Case Study 1
You work in Walt Disney Company's corporate finance and treasury department and have just been assigned to the team estimating later today. You quickly realize that the information you need is readily available online.
1) Go to http://finance.yahoo.com. under " Market Summary," you will find the yield to maturity for the ten year treasury bond listed as "10 Yr Bond (%)." Collect this number as your risk-free rate.
2) In the box next to the "Get Quotes" button, type Walt Disney's ticker symbol (DIS) and click search. Once you see the basic information for Disney, find and click "Key Statistics" on the left side of the screen. From the key statistics. collect Disney's market capitalization (its market value of equity), enterprise value (market value equity + net debt), cash and beta.
3) To get Disney's cost of debt and the market value of its long term debt, you will need the price and yield to maturity on the firm's existing long term bonds. Go to http://www.finra.org, click on Investors and then under "Market Data." click on Bonds. Under " Quick Bond Search, click"Corporate," type Disney's ticker symbol (DIS). and click search. A list of Disney's outstanding bond issues will appear. Assume that Disney's policy is to use the yield to maturity on non callable ten year obligations as its cost of debt, Find the non-callable bond issue that is as close to ten years from maturity as possible. (Hint: You will see a column titled "Callable": make sure the issue you choose has "NO" in this column.) You may have to choose a bond issued by one of its subsidiaries, like ABC. Find the yield to maturity for your chosen bond issue (it is in the column titled "Yield") and enter that yield as your pre tax cost of debt into your spreadsheet. Next, copy and paste the date in the entire table into Excel.
4) You now have the price for each bond issue, but you need to know the size of the issue. Returning to the Web page, go to the row of the bond you chose and click the Issuer Name in the first column (this will either be Walt Disney Company or ABC or another subsidiary). This brings up a Web page with all of information about the bond issue. Scroll down until you find "Amount Outstanding" on the right side. Nothing that this amount is quoted in thousands of dollars (eg., $60,000 means $60 million = $60,000,000) , record the issue amount in the appropriate row of your spreadsheet. Repeat this step for all of the bond issues.

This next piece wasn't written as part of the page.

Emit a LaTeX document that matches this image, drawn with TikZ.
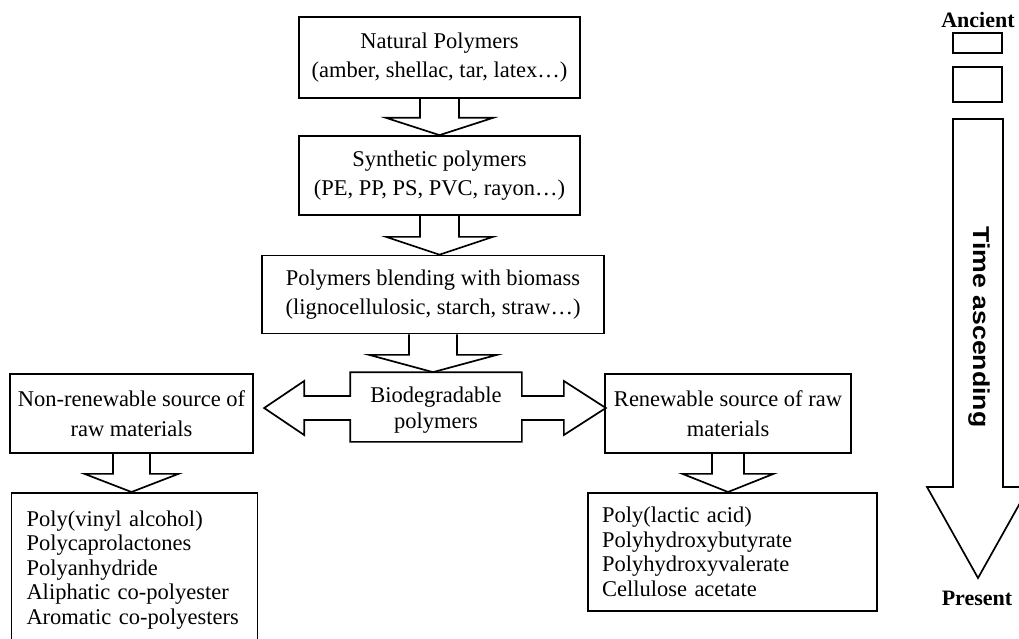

5) The price of each bond issue in your spreadsheet is reported as a percentage of the bond's par value. For example, 104.50 means that the bond issue is trading at 104.5% of its par value. You can calculate the market value of each bond issue by multiplying the amount outstanding by (Price ÷100). Do so for each issue and calculate the total of all the bond issues. This is the market value of Disney's debt.
a. Compute the weights for Disney's equity and debt based on the market value of equity and Disney's market value of debt, computed in step 5
b. Calculate Disney's cost of equity capital using the CAPM, the risk free rate you collected in step 1, and market premium risk premium of 5%.
c. Assuming that Disney has a tax rate of 35%, calculate its effective cost of debt capital.
d. Calculate Disney's WACC.
e. Calculate Disney's net Debt by subtracting its cash (collected in step 2 from its debt. Recalculate the weights for the WACC using the market value of equity, net debt and enterprise value. Recalculate Disney's WACC using the weights based on the net debt. How much does it change?
f. How confident are you of your estimate? Which implicit assumptions did you make during you data collection efforts?
Case Study 2
You have joined Zurich Pvt. Ltd as a Finance manager. You are given the following information:
Zurich Pvt Ltd. is a diversified manufacturing firm dealing with electrical appliances. In 2012, the firm reported an operating income of Rs. 857.60 million and faced a tax rate of 35% on income. The firm had a book value of equity is Rs. 4068.3 million and book value of debt of Rs.1567.83 million at the end of 2011.The management of the firm is expecting a stable growth at a rate of 5% annually.
You are aware that the risk free rate is 9% and the company operates in a risk premium of 7.5%. You have been informed that the beta for the company has averaged around 1.2. At the same time the after tax cost of debt is 11%.
On the basis of the above mentioned information you as a finance manager are asked to provide the following :
• Estimate the firms return on capital.
• What would be the reinvestment rate of the firm?
• What is the cost of equity under which Zurich is operating?
• What is the cost of capital?
• What is the expected free cash flow to the firm?
• What is the value of the operating assets of firm?